Multi-robot coverage control

Abstract

Robots have become an essential part of society. Their uses range from domestic to industrial and with emerging applications like the rise in self-driving vehicles, it is becoming more evident that robots can undertake more responsibilities that are typically associated with humans. The applications for multiple robot systems are also becoming more common, especially within the field of swarm robotics. Every job that robots can do are due to multiple and complex algorithms that make each application possible. Coverage control algorithms provide the tools necessary for multiple robots to be able to organise themselves within an area, and effectively cover all the area in the most optimal way. Such algorithms can give rise to new applications for robots in autonomous surveillance or search and rescue for example. The primary objectives of this dissertation are to review relevant theory and current mathematical approaches taken to solve the coverage control problem, implement one or more of the approaches found in literature and validate it on a group of mobile robots.
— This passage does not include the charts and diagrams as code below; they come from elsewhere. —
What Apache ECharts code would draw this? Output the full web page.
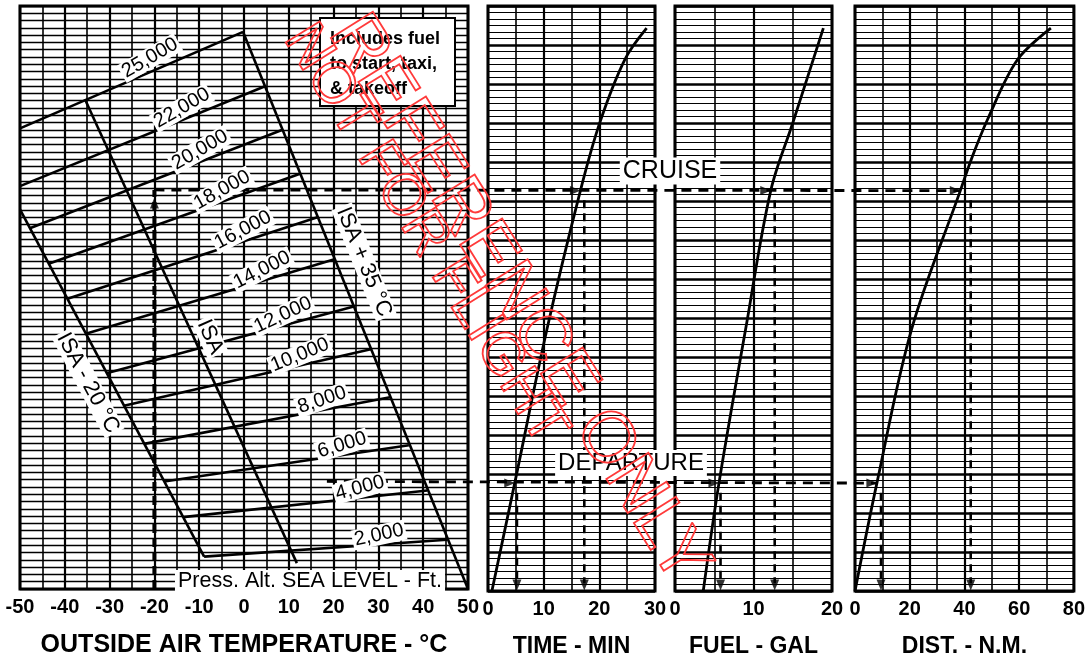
<!DOCTYPE html>
<html><head><meta charset="utf-8">
<script src="https://cdn.jsdelivr.net/npm/echarts@6/dist/echarts.min.js"></script>
<style>html,body{margin:0;padding:0;background:#fff}#c{width:1088px;height:663px}</style>
</head><body><div id="c"></div>
<script>
// ---------------- data ----------------
// pressure-altitude lines: [OAT degC, climb index u] at left and right ends
const altLabels = ['2,000','4,000','6,000','8,000','10,000','12,000','14,000','16,000','18,000','20,000','22,000','25,000'];
const altLeftT  = [-8.9,-13.6,-17.8,-22.3,-26.8,-30.7,-35.3,-39.4,-43.6,-47.8,-50,-50];
const altLeftU  = [5.0,11.1,16.6,22.4,28.3,33.3,39.4,44.8,50.2,55.7,62.2,71.1];
const altRightT = [45.3,40.9,36.8,32.6,28.3,24.5,20.2,16.4,12.5,8.6,4.7,-0.2];
const altRightU = [7.6,15.2,22.2,29.6,37.0,43.6,50.9,57.4,64.1,70.9,77.6,86.0];
// temperature reference lines
const isaMinus20 = [[-50,58.6],[-8.9,5.0]];
const isaStd     = [[-35.5,75.6],[11.8,4.0]];
const isaPlus35  = [[-0.2,86.0],[50,0]];
// right-hand panels: [value, u]
const timeCurve = [[0.7,0],[4.8,16.6],[10.6,40.3],[16.6,61.6],[20.1,72.1],[24.6,81.8],[28.5,86.6]];
const fuelCurve = [[3.6,0],[5.6,16.6],[9.0,40.3],[12.2,61.6],[15.0,72.0],[18.9,86.6]];
const distCurve = [[0,0],[8,16.6],[20.7,40.3],[38.5,61.6],[42.5,66.4],[48.4,72.5],[59.3,81.7],[71.6,86.6]];
// worked example
const cruiseU = 61.6, departU = 16.6;
const cruiseOAT = -20, departOAT = 18.5;
const cruiseCross = {time:16.6, fuel:12.2, dist:38.5};
const cruiseDrop  = {time:17.3, fuel:12.7, dist:42.3};
const departCross = {time:4.8, fuel:5.6, dist:8.0};
const departDrop  = {time:5.2, fuel:5.8, dist:9.5};
const oatRange = [-50,50], timeRange=[0,30], fuelRange=[0,20], distRange=[0,80];

// ---------------- chart ----------------
const F = '"Liberation Sans", Arial, Helvetica, sans-serif';
const chart = echarts.init(document.getElementById('c'));
const K = '#000';
function grid(left,right){return {left:left,right:right,top:6,bottom:70,show:true,borderColor:K,borderWidth:3,backgroundColor:'#fff'};}
function xAx(gi,range,intv,name,nameSize){
  return {gridIndex:gi,type:'value',min:range[0],max:range[1],interval:intv,
    axisLine:{show:false},axisTick:{show:false},
    axisLabel:{color:K,fontFamily:F,fontWeight:'bold',fontSize:20,margin:8},
    splitLine:{show:true,lineStyle:{color:K,width:2.2}},
    minorTick:{show:false,splitNumber:2},
    minorSplitLine:{show:true,lineStyle:{color:K,width:1.6}},
    name:name,nameLocation:'middle',nameGap:44,
    nameTextStyle:{color:K,fontFamily:F,fontWeight:'bold',fontSize:nameSize||23}};
}
function yAx(gi,intv,minor){
  const a={gridIndex:gi,type:'value',min:0,max:90,interval:intv,
    axisLine:{show:false},axisTick:{show:false},axisLabel:{show:false},
    splitLine:{show:true,lineStyle:{color:K,width:minor?2.6:1.3}}};
  if(minor){a.minorTick={show:false,splitNumber:minor};a.minorSplitLine={show:true,lineStyle:{color:K,width:1.1}};}
  return a;
}
const series=[];
function line(gi,data,w,dash,z){
  series.push({type:'line',xAxisIndex:gi,yAxisIndex:gi,data:data,symbol:'none',silent:true,z:z||3,
    lineStyle:{color:K,width:w,type:dash||'solid'},animation:false});
}
for(let i=0;i<altLabels.length;i++){
  line(0,[[altLeftT[i],altLeftU[i]],[altRightT[i],altRightU[i]]],2.6);
}
line(0,isaMinus20,2.6); line(0,isaStd,2.6); line(0,isaPlus35,2.6);
function curve(gi,d){series.push({type:'line',xAxisIndex:gi,yAxisIndex:gi,data:d,symbol:'none',smooth:0.35,silent:true,z:4,lineStyle:{color:K,width:2.8},animation:false});}
curve(1,timeCurve); curve(2,fuelCurve); curve(3,distCurve);
line(0,[[cruiseOAT,0],[cruiseOAT,cruiseU]],4,[9,5],5);
const keys=['time','fuel','dist'];
keys.forEach((k,j)=>{
  line(j+1,[[cruiseDrop[k],cruiseU-1.5],[cruiseDrop[k],1.2]],2.6,[8,5],5);
  line(j+1,[[departDrop[k],departU-1.5],[departDrop[k],1.2]],2.6,[8,5],5);
});
function arrows(gi,pts,rot,off){series.push({type:'scatter',xAxisIndex:gi,yAxisIndex:gi,data:pts,symbol:'triangle',symbolSize:[9,11],symbolRotate:rot,symbolOffset:off,itemStyle:{color:K},silent:true,z:6,animation:false});}
keys.forEach((k,j)=>{
  arrows(j+1,[[cruiseCross[k],cruiseU],[departCross[k],departU]],-90,[-5,0]);
  arrows(j+1,[[cruiseDrop[k],0],[departDrop[k],0]],180,[0,-6]);
});
arrows(0,[[cruiseOAT,cruiseU-2]],0,[0,0]);

chart.setOption({
  animation:false,backgroundColor:'#fff',
  grid:[grid(20,620),grid(488,433),grid(675,256),grid(855,13)],
  xAxis:[xAx(0,oatRange,10,'OUTSIDE AIR TEMPERATURE - °C',25),xAx(1,timeRange,10,'TIME - MIN'),xAx(2,fuelRange,10,'FUEL - GAL'),xAx(3,distRange,20,'DIST. - N.M.')],
  yAxis:[yAx(0,1.125,0),yAx(1,6,6),yAx(2,6,6),yAx(3,6,6)],
  series:series
});

// ---------------- overlays ----------------
const g=[];
function px(gi,v){return chart.convertToPixel({gridIndex:gi},v);}
function hdash(a,b){g.push({type:'line',z:50,shape:{x1:a[0],y1:a[1],x2:b[0],y2:b[1]},style:{stroke:K,lineWidth:2.8,lineDash:[10,7]}});}
hdash(px(0,[cruiseOAT,cruiseU]),px(3,[cruiseCross.dist,cruiseU]));
hdash(px(0,[departOAT,departU]),px(3,[departCross.dist,departU]));
function txt(x,y,s,size,rotDeg,opt){
  opt=opt||{};
  g.push({type:'text',x:x,y:y,z:100,rotation:(rotDeg||0)*Math.PI/180,
    style:{text:s,fill:K,font:(opt.weight||'normal')+' '+size+'px '+F,align:opt.align||'center',verticalAlign:'middle',
      backgroundColor:opt.bg===false?null:'#fff',padding:opt.pad||[0,2]}});
}
const altLabelPos=[[379,535,12],[360,488,15],[342,445,17],[322,400,19],[300,355,22],[283,315,25],[262,270,27],[243,230,28],[222,190,29],[200,150,30],[182,108,30],[150,58,30]];
altLabels.forEach((s,i)=>txt(altLabelPos[i][0],altLabelPos[i][1],s,20,altLabelPos[i][2]));
txt(364,262,'ISA + 35 °C',22,-68);
txt(210,337,'ISA',22,-66);
txt(88,383,'ISA - 20 °C',22,-62);
txt(310,581,'Press. Alt. SEA LEVEL - Ft.',21.5,0,{pad:[0,3]});
txt(670,171,'CRUISE',25,0,{pad:[1,3]});
txt(631,463,'DEPARTURE',24,0,{pad:[1,3]});
g.push({type:'rect',z:90,shape:{x:320,y:18,width:135,height:88},style:{fill:'#fff',stroke:K,lineWidth:2}});
txt(328,39,'Includes fuel',18,0,{align:'left',bg:false,weight:'bold'});
txt(328,64,'to start, taxi,',18,0,{align:'left',bg:false,weight:'bold'});
txt(328,89,'& takeoff',18,0,{align:'left',bg:false,weight:'bold'});
function wm(x,y,s,size){g.push({type:'text',x:x,y:y,z:120,rotation:-58*Math.PI/180,style:{text:s,font:'normal '+size+'px '+F,fill:'rgba(0,0,0,0)',stroke:'#ff3a3a',lineWidth:1.8,align:'center',verticalAlign:'middle'}});}
wm(425,235,'NOT FOR FLIGHT',58);
wm(518,300,'REFERENCE ONLY',72);
chart.setOption({graphic:g});
</script></body></html>
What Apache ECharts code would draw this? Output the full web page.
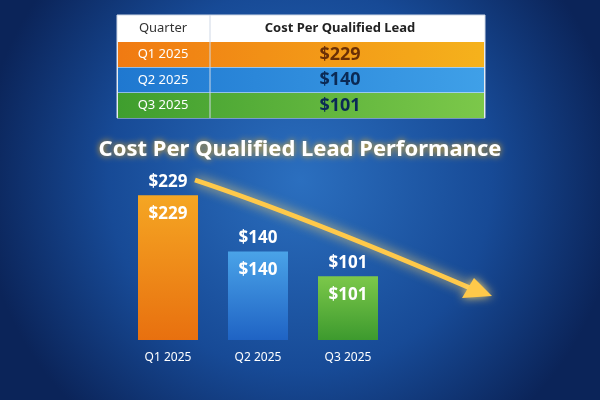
<!DOCTYPE html>
<html><head><meta charset="utf-8">
<script src="https://cdn.jsdelivr.net/npm/echarts@6/dist/echarts.min.js"></script>
<style>html,body{margin:0;padding:0;}#c{width:600px;height:400px;}</style>
</head><body><div id="c"></div>
<script>
const categories = ['Q1 2025','Q2 2025','Q3 2025'];
const values = [229,140,101];
const tableHeader = ['Quarter','Cost Per Qualified Lead'];
const colors = [['#f5a623','#e8700f'],['#4aa3e8','#1f63c4'],['#7cc84a','#3d9a2e']];
const rowColors = [['#f07a12','#f5b21c'],['#1f78d0','#3fa0e8'],['#3f9e2e','#7cc84a']];

const chart = echarts.init(document.getElementById('c'));
const g = [];
g.push({type:'rect',shape:{x:117,y:15,width:368,height:103},style:{fill:'#fff',stroke:'#cfd8e6',lineWidth:1}});
g.push({type:'text',style:{text:tableHeader[0],x:163,y:28,align:'center',verticalAlign:'middle',fill:'#333',font:'13px "Noto Sans"'}});
g.push({type:'text',style:{text:tableHeader[1],x:340,y:28,align:'center',verticalAlign:'middle',fill:'#222',font:'bold 13px "Noto Sans"'}});
values.forEach((v,i)=>{
  const y=42+i*25.5;
  g.push({type:'rect',shape:{x:118,y:y,width:366,height:25},style:{fill:new echarts.graphic.LinearGradient(0,0,1,0,[{offset:0,color:rowColors[i][0]},{offset:1,color:rowColors[i][1]}])}});
  g.push({type:'text',style:{text:categories[i],x:163,y:y+12.5,align:'center',verticalAlign:'middle',fill:'#fff',font:'13px "Noto Sans"'}});
  g.push({type:'text',style:{text:'$'+v,x:340,y:y+12.5,align:'center',verticalAlign:'middle',fill:i==0?'#6b2f06':'#0b2a55',font:'bold 18px "Noto Sans"'}});
});
g.push({type:'line',shape:{x1:210,y1:15,x2:210,y2:118},style:{stroke:'#cfd8e6',lineWidth:1}});
g.push({type:'bezierCurve',shape:{x1:195,y1:180,cpx1:300,cpy1:215,x2:470,y2:288},style:{stroke:'#ffc94a',lineWidth:5,shadowBlur:12,shadowColor:'#ffd76a'}});
g.push({type:'polygon',shape:{points:[[492,296],[462,298],[474,278]]},style:{fill:'#ffc94a',shadowBlur:10,shadowColor:'#ffd76a'}});

chart.setOption({
  backgroundColor:new echarts.graphic.RadialGradient(0.5,0.45,0.8,[{offset:0,color:'#2b6fbf'},{offset:0.6,color:'#174a96'},{offset:1,color:'#0b2459'}]),
  title:{text:'Cost Per Qualified Lead Performance',left:'center',top:134,textStyle:{color:'#fff',fontSize:22,fontWeight:'bold',fontFamily:'"Noto Sans"',textShadowColor:'#f5b21c',textShadowBlur:6}},
  grid:{left:123,width:270,top:160,bottom:60},
  xAxis:{type:'category',data:categories,axisLine:{show:false},axisTick:{show:false},axisLabel:{color:'#fff',fontSize:12,margin:12,fontFamily:'"Noto Sans"'}},
  yAxis:{type:'value',min:0,max:285,show:false},
  series:[{type:'bar',barWidth:60,data:values.map((v,i)=>({value:v,itemStyle:{color:new echarts.graphic.LinearGradient(0,0,0,1,[{offset:0,color:colors[i][0]},{offset:1,color:colors[i][1]}])}})),
    label:{show:true,position:'top',formatter:'${c}',color:'#fff',fontSize:17,fontWeight:'bold',fontFamily:'"Noto Sans"'}},
   {type:'bar',barWidth:60,barGap:'-100%',data:values,itemStyle:{color:'transparent'},z:3,
    label:{show:true,position:'insideTop',distance:10,formatter:'${c}',color:'#fff',fontSize:17,fontWeight:'bold',fontFamily:'"Noto Sans"'}}],
  graphic:g
});
</script></body></html>
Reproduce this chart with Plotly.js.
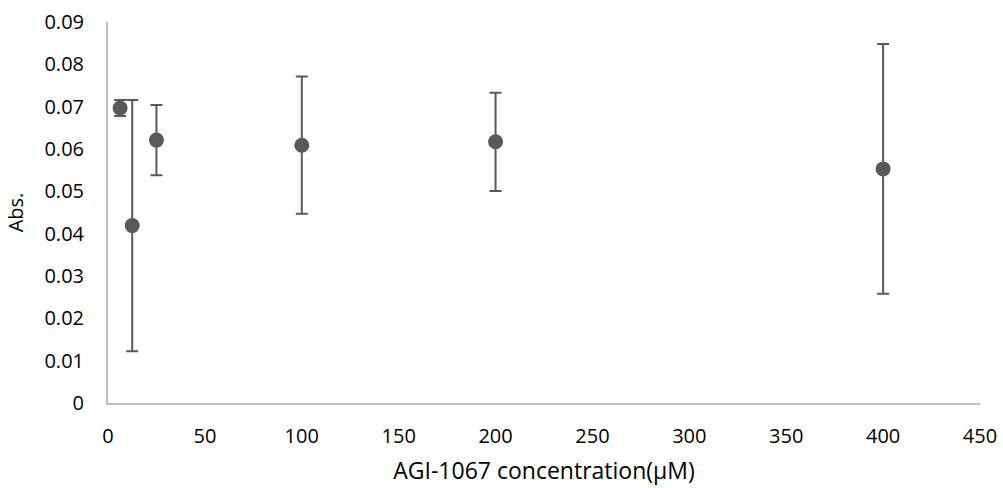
<!DOCTYPE html>
<html>
<head>
<meta charset="utf-8">
<script src="https://cdn.plot.ly/plotly-3.0.1.min.js"></script>
<style>html,body{margin:0;padding:0;background:#fff;}#chart{width:1003px;height:488px;}</style>
</head>
<body>
<div id="chart"></div>
<script>
const concentrations = [6.25, 12.5, 25, 100, 200, 400];
const absValues = [0.0697, 0.0419, 0.0621, 0.0609, 0.0617, 0.0553];
const errorValues = [0.0019, 0.0297, 0.0083, 0.0162, 0.0116, 0.0295];
const xTitle = 'AGI-1067 concentration(μM)';
const yTitle = 'Abs.';

const trace = {
  x: concentrations,
  y: absValues,
  type: 'scatter',
  mode: 'markers',
  marker: {color: '#595959', size: 15},
  error_y: {type: 'data', array: errorValues, visible: true, color: '#595959', thickness: 2, width: 6},
  hoverinfo: 'x+y'
};

const fam = '"Open Sans", "Noto Sans", sans-serif';
const tickFont = {family: fam, size: 20, color: '#000'};
const layout = {
  width: 1003, height: 488,
  margin: {l: 108, r: 23, t: 22, b: 85},
  paper_bgcolor: '#fff', plot_bgcolor: '#fff',
  showlegend: false,
  font: tickFont,
  xaxis: {
    range: [0, 450], dtick: 50, tick0: 0,
    showgrid: false, zeroline: false,
    showline: true, linecolor: '#bfbfbf', linewidth: 2,
    ticks: '', tickfont: tickFont, ticklabelstandoff: 14,
    title: {text: xTitle, font: {family: fam, size: 23, color: '#000'}, standoff: 15}
  },
  yaxis: {
    range: [0, 0.09], dtick: 0.01, tick0: 0,
    showgrid: false, zeroline: false,
    showline: true, linecolor: '#bfbfbf', linewidth: 2,
    ticks: '', tickfont: tickFont, ticklabelstandoff: 18,
    title: {text: yTitle, font: {family: fam, size: 20, color: '#000'}, standoff: 15}
  }
};
Plotly.newPlot('chart', [trace], layout, {displayModeBar: false, staticPlot: true});
</script>
</body>
</html>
Further complexities could be introduced with the application of a single peak, multiple peak or time varying density function that represents the importance of each region in the environment, by taking the robot dynamics into account, or by assuming a fleet of robots with different energy levels and sensing capabilities. The dissertation starts by looking at the mathematical approaches for tackling the coverage control problem. A coverage control algorithm is then explained and broken into its main components, which are further explained in more detail. Then, the approach taken to create and simulate the coverage control algorithm along with each one of its components is described. The added complexities are then introduced and explained. Finally, the results obtained from the modelling of the coverage control algorithm are evaluated and discussed. The results validated the algorithms successfully and the resulting simulation could be used to demonstrate the effectiveness of a real coverage control algorithm for a fleet of mobile robots.